Paula Crossfield’s 1972 Rally 200: I Can See the Future From My House
If you don’t want to go whole-hog into the vintage-vehicle lifestyle, you can get something from the sweet spot of the late ’60s and ’70s, when vehicles still had the look reminiscent of earlier times with some of the conveniences of the modern world. The Rally is one of those choices.
The Rally was Vespa’s flagship model from 1968 until the P200E appeared in 1977. It was based on the Super Sport 180, a big, fast GT scooter, big enough for two adults and luggage to get away for the weekend… so long as they weren’t in a hurry – the 180 motor makes under 9 horsepower, and the 200cc version adds less than one pony. Still, it was much improved in reliability and performance, with a rotary-valve intake that reduced oil consumption.
While it didn’t offer electric start, the 200 model had electronic ignition – no more points! It also offers automatic oil-mixing: just keep the oil tank full of two-stroke oil, and a sight glass helps you remember to keep it full (although it’s not as effective as spending a couple of grand rebuilding a seized engine). The Rally 200’s motor was so good Piaggio kept building it for another 30 years, which means good parts availability.
Paula’s scooter looks great, thanks to a recent re-spray. It’s one of the most original Rallies I’ve seen, complete with the U.S. market turnsignals and blade-style ignition key. Most of those keys have popped out of worn ignitions, and the turnsignals, mandated by cold-hearted DOT bureaucrats in the ’70s, have been removed for aesthetic reasons, or maybe because the 6-volt electrics don’t really work that well with them.
The Rally’s close relation to newer bikes doesn’t mean you will instantly (or ever) feel comfortable if you’re used to twist-n-go scoots. Old scooters feel low, heavy and… old. The suspension creaks and settles down to the stops almost from sitting on it. And did you think you’d just push a button and take off?

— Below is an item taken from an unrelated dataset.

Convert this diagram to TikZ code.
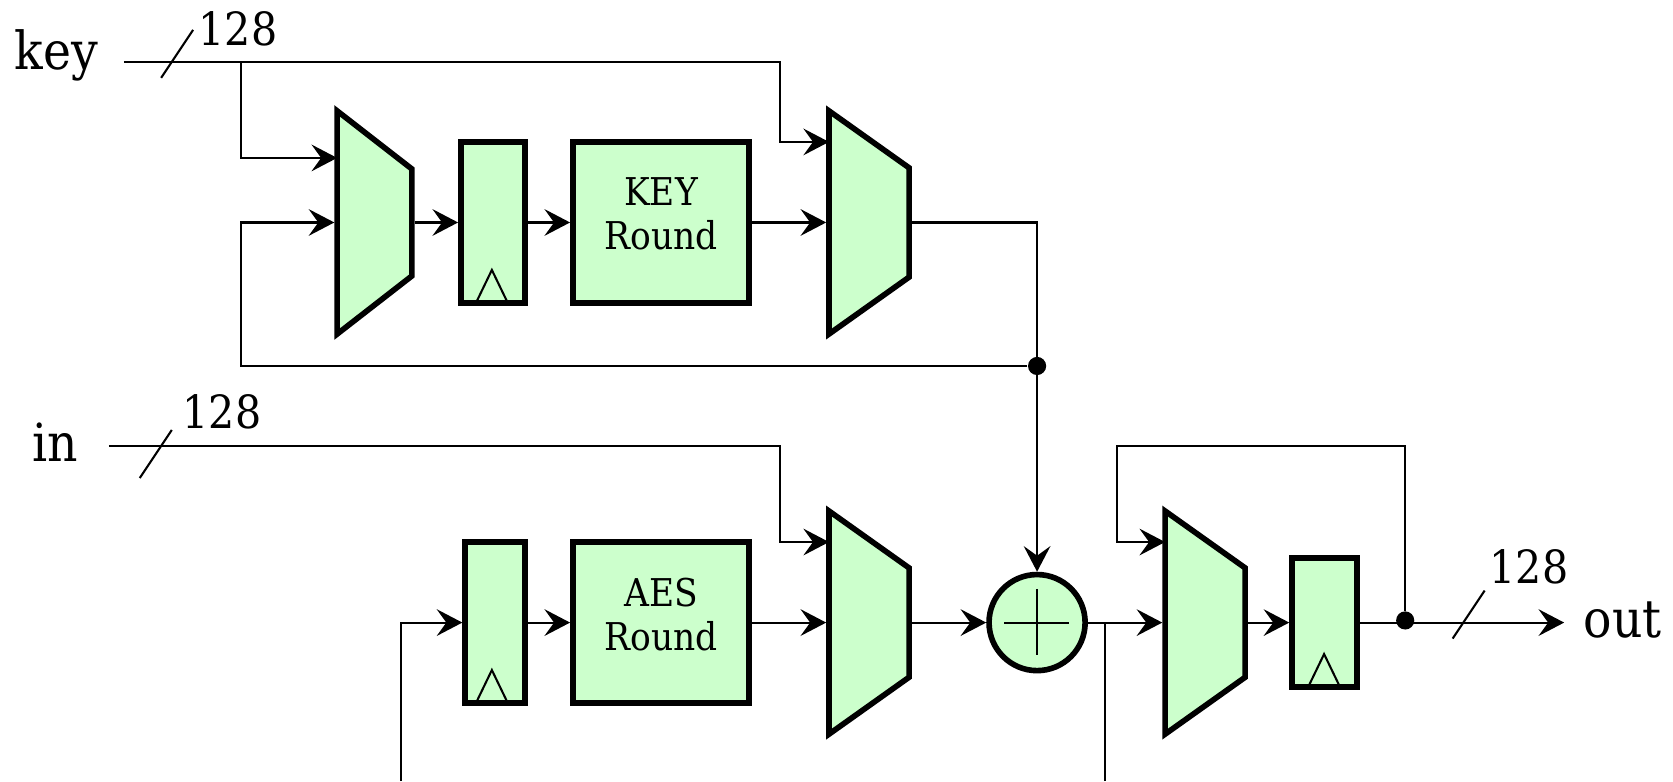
\documentclass[tikz,border=0pt]{standalone}
\usepackage{amsmath}
\usepackage{fontspec}
\setmainfont{DejaVu Serif Condensed}
\usetikzlibrary{shapes.geometric}
\usetikzlibrary{arrows.meta}

\definecolor{boxgreen}{HTML}{CCFFCC}

\tikzset{
  block/.style = {draw, fill=boxgreen, line width=1.5pt, rectangle, inner sep=0pt, align=center, text depth=0.16cm,
                  font=\fontsize{10.2}{11.7}\selectfont},
  muxa/.style = {draw, fill=boxgreen, line width=1.5pt, trapezium, trapezium stretches=true, shape border rotate=270,
                 trapezium angle=61.5, minimum width=2.09cm, minimum height=0.70cm, inner sep=1pt},
  muxb/.style = {muxa, trapezium angle=62.5, minimum height=0.75cm},
  addr/.style = {draw, fill=boxgreen, line width=1.5pt, circle, minimum size=0.90cm, inner sep=0pt},
  dot/.style = {fill=black, circle, minimum size=0.17cm, inner sep=0pt},
  biglabel/.style = {font=\fontsize{14}{16}\selectfont, inner sep=0pt},
  widthlabel/.style = {font=\fontsize{12.2}{15}\selectfont, inner sep=0pt},
  wire/.style = {line width=0.55pt},
  arr/.style = {wire, arrows = -{Stealth[length=2.4mm,width=2.5mm,inset=0.9mm]}}
}

\begin{document}
\begin{tikzpicture}[x=0.01cm,y=-0.01cm]

    \useasboundingbox (0,0) rectangle (1568,732);

    %\draw [help lines] (0,0) grid (1568,732);

    \path   (351,208.5) node (muxk) [muxa] {}
            (462,208.5) node (regk) [block,minimum width=0.60cm,minimum height=1.51cm] {}
            (619.5,208.5) node (keyround) [block,minimum width=1.65cm,minimum height=1.51cm] {KEY\\Round}
            (814.5,208.5) node (muxs) [muxb] {}
            (464,583.5) node (rega) [block,minimum width=0.56cm,minimum height=1.51cm] {}
            (619.5,583.5) node (aesround) [block,minimum width=1.65cm,minimum height=1.51cm] {AES\\Round}
            (814.5,583.5) node (muxi) [muxb] {}
            (972,583.5) node (xor) [addr] {}
            (1129.5,583.5) node (muxo) [muxb] {}
            (1241.5,583.5) node (rego) [block,minimum width=0.61cm,minimum height=1.21cm] {}
            (972,343) node (dotk) [dot] {}
            (1317,581.5) node (doto) [dot] {};

    \path   (53,52) node (keylabel) [biglabel] {key}
            (52,414) node (inlabel) [biglabel] {in}
            (1521,581) node (outlabel) [biglabel] {out}
            (223,27) node (widthk) [widthlabel] {128}
            (208,386) node (widthi) [widthlabel] {128}
            (1433,531) node (widtho) [widthlabel] {128};

    \coordinate (keyin) at (116,58);
    \coordinate (datain) at (102,418);
    \coordinate (dataout) at (1466,583.5);
    \coordinate (keytap) at (226,58);
    \coordinate (pinka) at (316,148);
    \coordinate (pinsa) at (777,133);
    \coordinate (pinia) at (777,508);
    \coordinate (pinoa) at (1092,508);
    \coordinate (backa) at (376,732);
    \coordinate (backb) at (1036,732);

    \draw[arr] (keyin) -- (731,58) |- (pinsa);
    \draw[arr] (keytap) |- (pinka);
    \draw[arr] (dotk) -- (226,343) |- (muxk.west);
    \draw[arr] (muxk.east) -- (regk.west);
    \draw[arr] (regk.east) -- (keyround.west);
    \draw[arr] (keyround.east) -- (muxs.west);
    \draw[arr] (muxs.east) -| (xor.north);
    \draw[arr] (datain) -- (731,418) |- (pinia);
    \draw[arr] (backa) |- (rega.west);
    \draw[arr] (rega.east) -- (aesround.west);
    \draw[arr] (aesround.east) -- (muxi.west);
    \draw[arr] (muxi.east) -- (xor.west);
    \draw[arr] (xor.east) -- (muxo.west);
    \draw[wire] (backb) -- (1036,583.5);
    \draw[arr] (muxo.east) -- (rego.west);
    \draw[arr] (rego.east) -- (dataout);
    \draw[arr] (doto) -- (1317,418) -- (1047,418) |- (pinoa);

    % plus sign
    \draw[wire] (941,583.5) -- (1002,583.5);
    \draw[wire] (972,552) -- (972,614);

    % clock marks
    \foreach \x/\y in {461/282, 461/657, 1241/642}
        \draw[wire] (\x-14,\y) -- (\x,\y-29) -- (\x+14,\y);

    % bus width marks
    \foreach \x/\y in {166/50.5, 146/425.5, 1376.5/576}
        \draw[wire] (\x-15,\y+22.5) -- (\x+15,\y-22.5);

\end{tikzpicture}
\end{document}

Sorry – you have to hop off it, put it on the stand (never sit on a vintage scooter if it’s on the centerstand, unless you want to buy a new one) and step down on the kickstarter.
Keeping up with city traffic isn’t a problem, but the brakes and suspension limit the fun and make me choose my path along San Francisco’s bumpy, potholed streets carefully.
If it’s Paula’s Rally, you’ll be rewarded with the heady whirr and popping of exhaust and the smell of two-stroke smoke, as Scooter Centre keeps her scoot in top nick. I carefully squeeze the clutch – heavy pull! – and struggle to get it into first: the cable-operated shifters on vintage scoots take a lot of getting used to, even if the bike is tuned as nicely as Paula’s. Adjust the cables wrong and it will be hard to shift – and then stop shifting at all. Like all Vespas, first gear is very short, and I’m all the way to fourth gear before 40 mph, with the surprisingly torquey motor chugging along. Keeping up with city traffic isn’t a problem, but the brakes and suspension limit the fun and make me choose my path along San Francisco’s bumpy, potholed streets carefully.
Steering and handling is typical Vespa. The steep steering-head angle, 12-inch wheels and stumpy wheelbase mean you steer so fast it feels like you’re crashing – low-speed turns are fine, but high-speed sweepers can get spooky. Fortunately, you can get grippy tires and racetrack-quality suspension, thanks to the popularity of scooter racing all over the world.
Paula’s ride is a great way to experience vintage scooters while still enjoying some modern convenience. Expect to pay $1000-6000 on an old Rally, depending on age, originality and condition.